Whistler Turbulence Forward Cascade: Three-Dimensional Particle-in-Cell Simulations

Three-dimensional particle-in-cell (PIC) simulations of whistler turbulence in a magnetized, homogeneous, collisionless plasma have been carried out. An initial relatively isotropic spectrum of long-wavelength whistler mode fluctuations is imposed upon the system. The simulations follow the temporal evolution of the field fluctuations as they decay into a broadband, turbulent spectrum at shorter wavelengths via a forward cascade with an anisotropy in the sense of stronger fluctuation energy at $k_{\perp}$ than at comparable $k_{\parallel}$. Reduced $k_{\perp}$ magnetic fluctuation spectra show a clear break near the inverse electron inertial length scale, from steep spectra at long wavelengths to still steeper spectra at shorter wavelengths, similar in character to spectra at electron scales recently measured in the solar wind.
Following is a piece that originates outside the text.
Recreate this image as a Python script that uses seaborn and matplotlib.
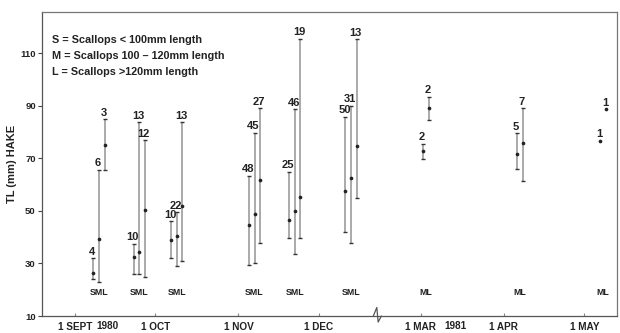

Computations have been done at various values of the electron beta, where $\beta_e$ is changed by altering the ratio of the background plasma density to the background magnetic field energy density. Preliminary results show that an increasing $\beta_e$ corresponds to a faster cascade, more nearly isotropic spectra, stronger electron heating, and greater damping of the whistler fluctuations.